その結果、最も大きな顧客セグメントとして「品質重視層(美食家)」と「低所得層」に分かれていることがわかりました。
食品スーパーで顧客層がこのように分かれるのは、珍しいことではありません。
またセインズベリー社の場合「美食家」層は人数構成比で21%、購入額構成比で24%であり、そう極端な傾向があるわけでもありません。
ただセインズベリー社はそこで分析をやめませんでした。すると、このような事実も発覚しました。
7万5000のSKU(=Stock Keeping Unit、小売業での在庫管理単位)のうち、3万品目は合わせても全体の売上の1%しか構成していないことがわかったのです。
しかし、ここでさらなる解析を実施しています。このような事情があるからです。
たとえばある買い物客が、ウォッカ・マティーニを作るときはオリーブを添えるのを好むとする。もしオリーブの取り扱いを中止してしまったら、この人はウォッカ・マティーニのための買い物をする際にこの店を利用しなくなってしまい、店としては利益率の高いウォッカの販売機会も失ってしまうことになる。
CLTVの「あちらを立てればこちらが立たず」にもしっかりと目を向けています。「マーケット・バスケット分析」や「クラスター分析」を活用しています。
その結果、総売上高を12%上昇させただけでなく、1万4000のSKUを品目削除することでベストセラー商品の仕入れを強化することができました。
CLTVが「マイナス」になる顧客の存在も
また、ノースウエスタン大学のマーク・ジェフリー氏は、「マイナスのCLTV」についても指摘しています。
世界最大の家電販売店である米ベストバイ社ではこのようなことが起きていたといいます。
ベストバイ社は、自社の顧客行動を分析した結果、一部の顧客がセールで商品を購入した上、返品で通常価格での返金を受けることを繰り返している事実を発見した。さらに、この顧客層はしばらくすると店を訪れ、「開封済み」として20%割引で売られている、自分が返品した商品を再購入していた。
また、コンチネンタル航空(2010年にユナイテッド航空と経営統合)ではこのようなことがありました。 同社は家族の不幸に対して急いで割安の航空便を手配するサービスを実施していましたが、1回の不幸で44件もこのサービスを受けていたユーザーがいたことがわかったのです*2。

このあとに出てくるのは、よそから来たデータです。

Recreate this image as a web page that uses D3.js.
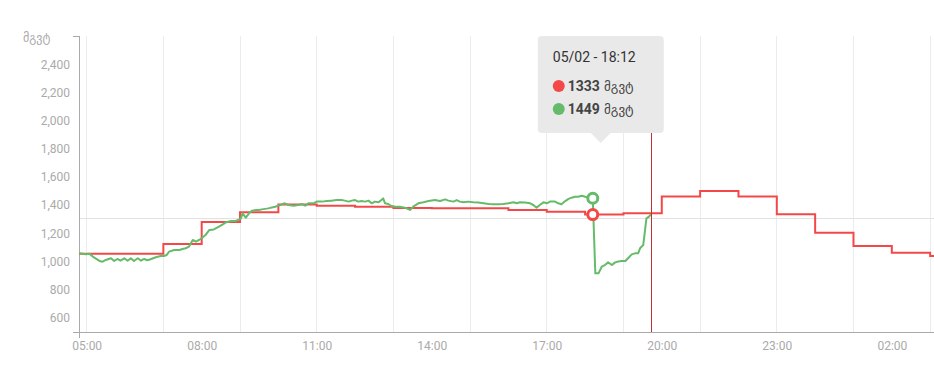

他には、IT大手のインテュイットの事例です。1社のユーザーが年間に800回もカスタマーセンターへ問い合わせをしていたことを発見しました*3。
顧客の利用継続を向上させたり、解約率を減らしたりすることを考えればこれらのサービスは魅力を持ちますが、一方でアフターサービスはコストですから、顧客の数だけ出費してしまうと利益率のアップには繋がりません。
この場合、アフターサービスの提供方法を変更したり、コールセンターを顧客ランク別ごとに設置したりするなどの対策が必要です。
「正しく知る」ことから真のCLTV施策は始まる
CLTVを向上させよ、という言葉はあちこちで見られます。しかし、何から手を着けて良いのかわからないという方も多いかと思います。
ここまで紹介してきたように、CLTVはそう単純なものではなく、小手先の施策では大幅な改善はできないからです。
なお、顧客獲得と維持にかかる費用として、ジェフリー氏はDM戦略を下のように解説しています。
DM送付ひとつをとっても、戦略的に考えていかなければならないということです。
そのためにも、顧客情報のデータ化は欠かせない時代になっています。
ドラッカーは「強みに集中せよ」と発信していますが、何が本当に「強み」になっているかはデータを通じてでしかわかりませんし、「強み」だと思っているものが知らぬところでマイナスを生じさせていてはよくありません。
定量的・定性的に自社を分析し、正しく強みを発揮する施策にお役立て下さい。